Sebbene alcune voci del dibattito culturale abbiano postulato la «morte del padre» come requisito per l'emancipazione dell'essere umano, le conseguenze di questa proposta sono sotto gli occhi di tutti e si giudicano da sé stesse: le persone si trovano a essere più sole e quindi sono più vulnerabili. Ciò che doveva portare alla libertà ha portato a una maggiore schiavitù. In una famiglia, il padre non è in definitiva un ostacolo alla libertà, ma una condizione necessaria perché la famiglia esista e compia la sua missione: insegnarci ad amare, offrirci un luogo sicuro per crescere in modo sano.

Nell'Opus Dei, la paternità affidata a nostro Padre si prolunga nei suoi successori. Questa paternità ci ricorda che siamo figli prediletti del Padre celeste, anima il nostro amore di Dio e del prossimo, ci sostiene nella fedeltà alle chiamate di Dio e all’eredità familiare: lo spirito dell'Opera del quale dobbiamo tutti prenderci cura. Il compito del prelato dell'Opus Dei, insieme con i Consigli che lo aiutano nel governo, di discernere ciò che appartiene allo spirito dell'Opera e ciò che può cambiare[13], non risponde a criteri di organizzazione istituzionale, ma alla natura familiare dell'Opus Dei all'interno della Chiesa. La paternità nell'Opera è, dunque, un'ulteriore prova della misericordia di Dio nei nostri confronti; è una dimostrazione del fatto che «il cielo è impegnato a realizzarla»[14].

«Penso all’Opera e resto intontito»[15]. Queste parole di san Josemaría non riflettono l'emozione passeggera di un amore adolescenziale, che non sa percepire le difficoltà e rende incapaci di migliorare. Riflettono, piuttosto, l'amore vivo di chi lascia che la grazia di Dio operi nel suo cuore, un anno dopo l’altro. Per essere anelli di questa catena, nella storia iniziata nel 1928, abbiamo bisogno di un cuore così.


[1] Così san Josemaría leggeva il testo di Gv 12, 32 prima che la neo Vulgata e le traduzioni nelle lingue moderne introducessero "omnes" al posto di "omnia", "tutti" al posto di "tutte le cose" o "tutto".

[2] Cfr. A. Vázquez de Prada, Il fondatore dell’Opus Dei, 1, p. 354.

[3] Mons. F. Ocáriz, Messaggio, 10-VI-2021.

[4] Mons. F. Ocáriz, Lettera pastorale, 19-III-2022, n. 12.

[5] Mons.

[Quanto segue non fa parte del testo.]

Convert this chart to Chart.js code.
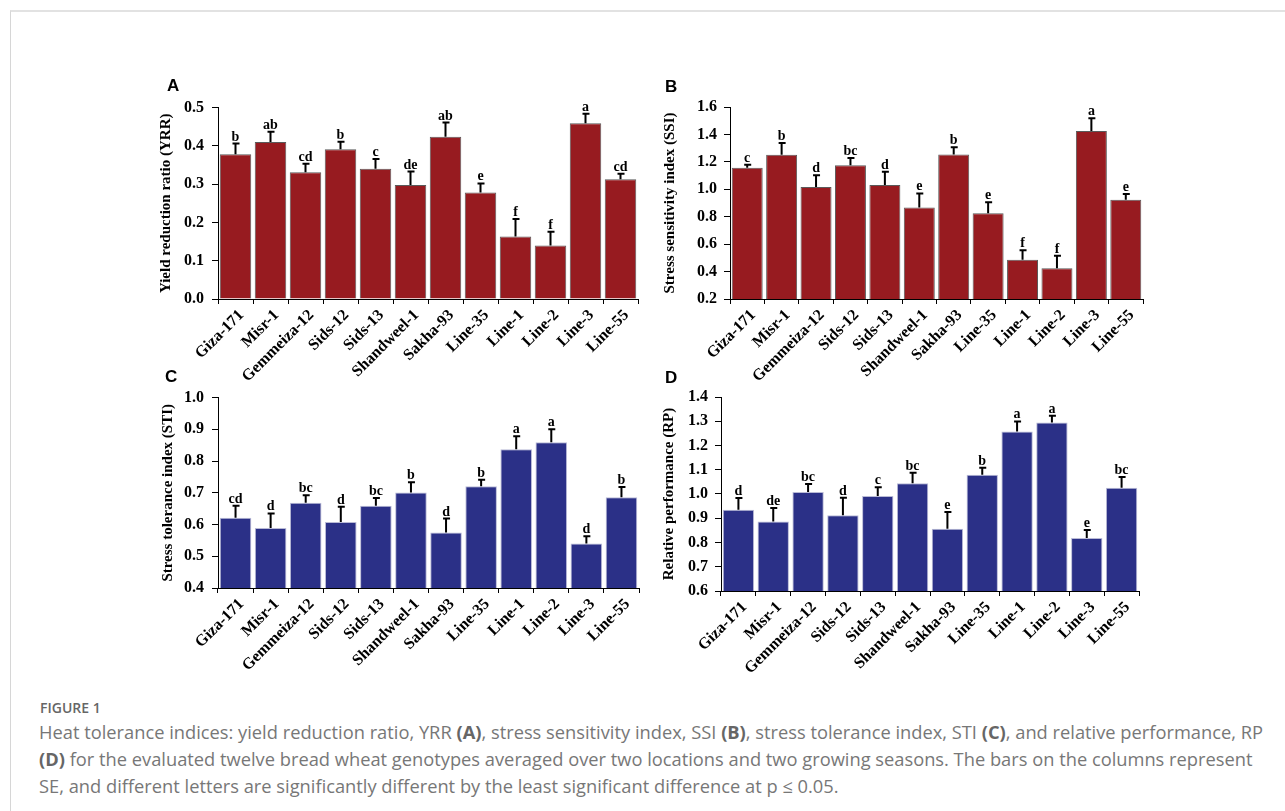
<!DOCTYPE html>
<html>
<head>
<meta charset="utf-8">
<script src="https://cdn.jsdelivr.net/npm/chart.js@4.4.0/dist/chart.umd.min.js"></script>
<style>
  body { margin: 0; background: #fff; width: 1285px; height: 811px; overflow: hidden; position: relative; }
  .frame { position: absolute; left: 10px; top: 10px; width: 1300px; height: 820px; border-left: 1px solid #d6d6d6; border-top: 2px solid #e2e2e2; }
  .panel { position: absolute; }
  .tag { position: absolute; font: bold 17px "Liberation Sans", Arial, sans-serif; color: #000; }
  .figno { position: absolute; left: 40px; top: 698px; font: 600 14px "Open Sans", sans-serif; color: #666; }
  .cap { position: absolute; left: 39px; top: 718px; font: 18.3px/27px "Open Sans", sans-serif; color: #777; white-space: nowrap; }
  .cap b { color: #666; font-weight: 700; }
</style>
</head>
<body>
<div class="frame"></div>

<div class="panel" style="left:145px;top:90px"><canvas id="chartA" width="505" height="300"></canvas></div>
<div class="panel" style="left:650px;top:90px"><canvas id="chartB" width="505" height="300"></canvas></div>
<div class="panel" style="left:145px;top:380px"><canvas id="chartC" width="505" height="300"></canvas></div>
<div class="panel" style="left:650px;top:380px"><canvas id="chartD" width="505" height="300"></canvas></div>

<div class="tag" style="left:167px;top:76px">A</div>
<div class="tag" style="left:665px;top:77px">B</div>
<div class="tag" style="left:165px;top:367px">C</div>
<div class="tag" style="left:665px;top:368px">D</div>

<div class="figno">FIGURE 1</div>
<div class="cap">Heat tolerance indices: yield reduction ratio, YRR <b>(A)</b>, stress sensitivity index, SSI <b>(B)</b>, stress tolerance index, STI <b>(C)</b>, and relative performance, RP<br><b>(D)</b> for the evaluated twelve bread wheat genotypes averaged over two locations and two growing seasons. The bars on the columns represent<br>SE, and different letters are significantly different by the least significant difference at p ≤ 0.05.</div>

<script>
var genotypes = ['Giza-171', 'Misr-1', 'Gemmeiza-12', 'Sids-12', 'Sids-13', 'Shandweel-1',
                 'Sakha-93', 'Line-35', 'Line-1', 'Line-2', 'Line-3', 'Line-55'];

// A - yield reduction ratio
var yrrMean = [0.378, 0.410, 0.331, 0.391, 0.340, 0.298, 0.424, 0.278, 0.163, 0.140, 0.459, 0.313];
var yrrSE   = [0.028, 0.027, 0.022, 0.020, 0.026, 0.035, 0.037, 0.024, 0.046, 0.036, 0.025, 0.014];
var yrrLetters = ['b', 'ab', 'cd', 'b', 'c', 'de', 'ab', 'e', 'f', 'f', 'a', 'cd'];

// B - stress sensitivity index
var ssiMean = [1.157, 1.251, 1.016, 1.176, 1.031, 0.868, 1.254, 0.825, 0.486, 0.425, 1.425, 0.924];
var ssiSE   = [0.021, 0.087, 0.087, 0.053, 0.097, 0.102, 0.053, 0.080, 0.070, 0.090, 0.093, 0.041];
var ssiLetters = ['c', 'b', 'd', 'bc', 'd', 'e', 'b', 'e', 'f', 'f', 'a', 'e'];

// C - stress tolerance index
var stiMean = [0.621, 0.589, 0.669, 0.608, 0.659, 0.701, 0.575, 0.721, 0.837, 0.859, 0.540, 0.686];
var stiSE   = [0.038, 0.046, 0.023, 0.048, 0.025, 0.032, 0.044, 0.020, 0.041, 0.041, 0.023, 0.032];
var stiLetters = ['cd', 'd', 'bc', 'd', 'bc', 'b', 'd', 'b', 'a', 'a', 'd', 'b'];

// D - relative performance
var rpMean = [0.935, 0.887, 1.008, 0.912, 0.992, 1.044, 0.857, 1.079, 1.258, 1.295, 0.819, 1.026];
var rpSE   = [0.048, 0.055, 0.033, 0.073, 0.036, 0.044, 0.069, 0.029, 0.041, 0.028, 0.033, 0.044];
var rpLetters = ['d', 'de', 'bc', 'd', 'c', 'bc', 'e', 'b', 'a', 'a', 'e', 'bc'];

var serif = '"Liberation Serif", "Times New Roman", serif';

// draws the upper SE whisker and the letter above each bar
var errorPlugin = {
    id: 'errorLetters',
    afterDatasetsDraw: function (chart) {
        var ctx = chart.ctx;
        var yScale = chart.scales.y;
        var ds = chart.data.datasets[0];
        var meta = chart.getDatasetMeta(0);
        ctx.save();
        ctx.strokeStyle = '#000';
        ctx.lineWidth = 2;
        ctx.fillStyle = '#000';
        ctx.font = 'bold 14px ' + serif;
        ctx.textAlign = 'center';
        ctx.textBaseline = 'alphabetic';
        meta.data.forEach(function (bar, i) {
            var v = ds.data[i];
            var yTop = yScale.getPixelForValue(v + ds.se[i]);
            var yBar = yScale.getPixelForValue(v);
            ctx.beginPath();
            ctx.moveTo(bar.x, yBar);
            ctx.lineTo(bar.x, yTop);
            ctx.moveTo(bar.x - 3, yTop);
            ctx.lineTo(bar.x + 4, yTop);
            ctx.stroke();
            ctx.fillText(ds.letters[i], bar.x, yTop - 3);
        });
        ctx.restore();
    }
};

function makeChart(id, means, se, letters, color, edge, yMin, yMax, step, title, pad, yWidth, xHeight, titlePad, tickPad) {
    var ctx = document.getElementById(id).getContext('2d');
    return new Chart(ctx, {
        type: 'bar',
        data: {
            labels: genotypes,
            datasets: [{
                data: means,
                se: se,
                letters: letters,
                backgroundColor: color,
                borderColor: edge,
                borderWidth: 1,
                borderSkipped: 'bottom',
                barPercentage: 0.9,
                categoryPercentage: 1.0
            }]
        },
        options: {
            responsive: false,
            animation: false,
            layout: { padding: pad },
            plugins: {
                legend: { display: false },
                tooltip: { enabled: false }
            },
            scales: {
                x: {
                    grid: { display: true, drawOnChartArea: false, tickLength: 5, color: '#000', offset: true },
                    border: { color: '#000', width: 1 },
                    ticks: {
                        color: '#000',
                        font: { family: serif, size: 16, weight: 'bold' },
                        minRotation: 45,
                        maxRotation: 45,
                        autoSkip: false,
                        labelOffset: 6,
                        padding: 2
                    },
                    afterFit: function (s) { s.height = xHeight; }
                },
                y: {
                    min: yMin,
                    max: yMax,
                    grid: { display: true, drawOnChartArea: false, tickLength: 6, color: '#000' },
                    border: { color: '#000', width: 1 },
                    ticks: {
                        stepSize: step,
                        color: '#000',
                        padding: tickPad,
                        font: { family: serif, size: 16, weight: 'bold' },
                        callback: function (value) { return value.toFixed(1); }
                    },
                    title: {
                        display: true,
                        text: title,
                        color: '#000',
                        font: { family: serif, size: 15, weight: 'bold' },
                        padding: { top: titlePad, bottom: 0 }
                    },
                    afterFit: function (s) { s.width = yWidth; }
                }
            }
        },
        plugins: [errorPlugin]
    });
}

var red = '#971b20', redEdge = '#5a5a5a';
var blue = '#2b3087', blueEdge = '#b9bad6';

makeChart('chartA', yrrMean, yrrSE, yrrLetters, red, redEdge, 0, 0.5, 0.1,
    'Yield reduction ratio (YRR)', { top: 16, right: 12 }, 73, 91, 12, 8);
makeChart('chartB', ssiMean, ssiSE, ssiLetters, red, redEdge, 0.2, 1.6, 0.2,
    'Stress sensitivity index (SSI)', { top: 17, right: 12 }, 80, 91, 11, 7);
makeChart('chartC', stiMean, stiSE, stiLetters, blue, blueEdge, 0.4, 1.0, 0.1,
    'Stress tolerance index (STI)', { top: 14, right: 11 }, 73, 92, 14, 8);
makeChart('chartD', rpMean, rpSE, rpLetters, blue, blueEdge, 0.6, 1.4, 0.1,
    'Relative performance (RP)', { top: 17, right: 16 }, 71, 89, 10, 7);
</script>
</body>
</html>
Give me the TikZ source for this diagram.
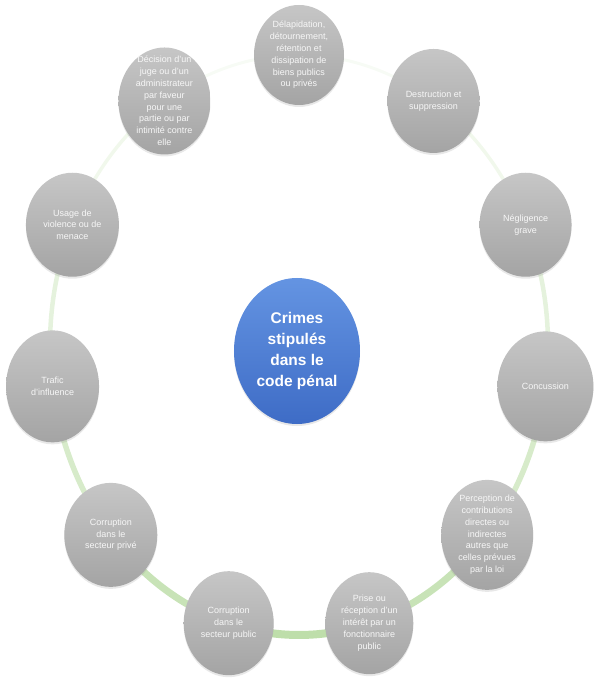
\documentclass[tikz,border=0pt]{standalone}
\usepackage{fontspec}
\setmainfont{Liberation Sans}
\usetikzlibrary{shapes.geometric,shadows}
\definecolor{ringgreen}{RGB}{190,222,170}
\definecolor{celltop}{RGB}{198,198,198}
\definecolor{cellbottom}{RGB}{164,164,164}
\definecolor{hubtop}{RGB}{100,148,226}
\definecolor{hubbottom}{RGB}{62,108,198}

\begin{document}
\begin{tikzpicture}[x=1pt, y=1pt,
    cell/.style={ellipse, inner sep=0pt, minimum width=92pt, minimum height=104pt,
        top color=celltop, bottom color=cellbottom,
        drop shadow={opacity=0.18, shadow xshift=0pt, shadow yshift=-2pt}},
    celltext/.style={inner sep=0pt, align=center, text=white!94!gray,
        font=\fontsize{9}{11.8}\selectfont},
    hub/.style={ellipse, inner sep=0pt, minimum width=126pt, minimum height=146pt,
        top color=hubtop, bottom color=hubbottom, align=center, text=white,
        font=\fontsize{15.5}{21}\selectfont\bfseries,
        drop shadow={opacity=0.18, shadow xshift=0pt, shadow yshift=-2pt}},
    ring/.style={line width=#1}]
\useasboundingbox (-299,-343) rectangle (300,345);

\draw[ring=3pt, ringgreen!12] (90:249 and 290) arc[start angle=90, end angle=57.3, x radius=249, y radius=290];
\draw[ring=3.5pt, ringgreen!22] (57.3:249 and 290) arc[start angle=57.3, end angle=24.5, x radius=249, y radius=290];
\draw[ring=4.5pt, ringgreen!40] (24.5:249 and 290) arc[start angle=24.5, end angle=-8.2, x radius=249, y radius=290];
\draw[ring=5.5pt, ringgreen!62] (-8.2:249 and 290) arc[start angle=-8.2, end angle=-40.9, x radius=249, y radius=290];
\draw[ring=7pt, ringgreen!85] (-40.9:249 and 290) arc[start angle=-40.9, end angle=-73.6, x radius=249, y radius=290];
\draw[ring=8pt, ringgreen] (-73.6:249 and 290) arc[start angle=-73.6, end angle=-106.4, x radius=249, y radius=290];
\draw[ring=7pt, ringgreen!85] (-106.4:249 and 290) arc[start angle=-106.4, end angle=-139.1, x radius=249, y radius=290];
\draw[ring=5.5pt, ringgreen!62] (-139.1:249 and 290) arc[start angle=-139.1, end angle=-171.8, x radius=249, y radius=290];
\draw[ring=4.5pt, ringgreen!40] (-171.8:249 and 290) arc[start angle=-171.8, end angle=-204.5, x radius=249, y radius=290];
\draw[ring=3.5pt, ringgreen!22] (155.5:249 and 290) arc[start angle=155.5, end angle=122.7, x radius=249, y radius=290];
\draw[ring=3pt, ringgreen!12] (122.7:249 and 290) arc[start angle=122.7, end angle=90, x radius=249, y radius=290];

\node[hub] (crimes) at (-2,-6) {Crimes\\stipulés\\dans le\\code pénal};

\node[cell, minimum width=90pt, minimum height=100pt, label={[celltext]center:{Délapidation,\\détournement,\\rétention et\\dissipation de\\biens publics\\ou privés}}] (delapidation) at (90:249 and 290) {};
\node[cell, label={[celltext]center:{Destruction et\\suppression}}] (destruction) at (57.3:249 and 290) {};
\node[cell, label={[celltext]center:{Négligence\\grave}}] (negligence) at (24.5:249 and 290) {};
\node[cell, minimum width=96pt, minimum height=110pt, label={[celltext]center:{Concussion}}] (concussion) at (-8.2:249 and 290) {};
\node[cell, minimum height=110pt, label={[celltext]center:{Perception de\\contributions\\directes ou\\indirectes\\autres que\\celles prévues\\par la loi}}] (perception) at (-40.9:249 and 290) {};
\node[cell, minimum width=88pt, minimum height=102pt, label={[celltext]center:{Prise ou\\réception d'un\\intérêt par un\\fonctionnaire\\public}}] (prise) at (-73.6:249 and 290) {};
\node[cell, minimum width=90pt, label={[celltext]center:{Corruption\\dans le\\secteur public}}] (corrpublic) at (-106.4:249 and 290) {};
\node[cell, minimum width=93pt, label={[celltext]center:{Corruption\\dans le\\secteur privé}}] (corrprive) at (-139.1:249 and 290) {};
\node[cell, minimum width=93pt, minimum height=112pt, label={[celltext]center:{Trafic\\d'influence}}] (trafic) at (-171.8:249 and 290) {};
\node[cell, minimum width=93pt, label={[celltext]center:{Usage de\\violence ou de\\menace}}] (usage) at (155.5:249 and 290) {};
\node[cell, minimum height=107pt, label={[celltext]center:{Décision d'un\\juge ou d'un\\administrateur\\par faveur\\pour une\\partie ou par\\intimité contre\\elle}}] (decision) at (122.7:249 and 290) {};
\end{tikzpicture}
\end{document}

Fernando Ocáriz, Lettera pastorale, 1-XI-2019, n. 6.

[6] San Josemaría, È Gesù che passa, n. 122.

[7] Mons. F. Ocáriz, Lettera pastorale, 14-II-2017, n. 9.

[8] Francesco, Esort. ap. Evangelii gaudium, n. 120.

[9] Mons. F. Ocáriz, Lettera pastorale, 19-III-2022, n. 5.

[10] Francesco, Meditazione quotidiana, 8-V-2017.

[11] San Josemaría, Colloqui, n. 24.

[12] San Josemaría, Istruzione per l’opera di San Gabriele, n. 14.

[13] Cfr. mons. F. Ocáriz, Lettera Pastorale, 19-III-2022, n. 11.

[14] San Josemaría, Istruzione, 19-III-1934, n. 47.

[15] Cfr. mons. J. Echevarría, Lettera pastorale, agosto 2014.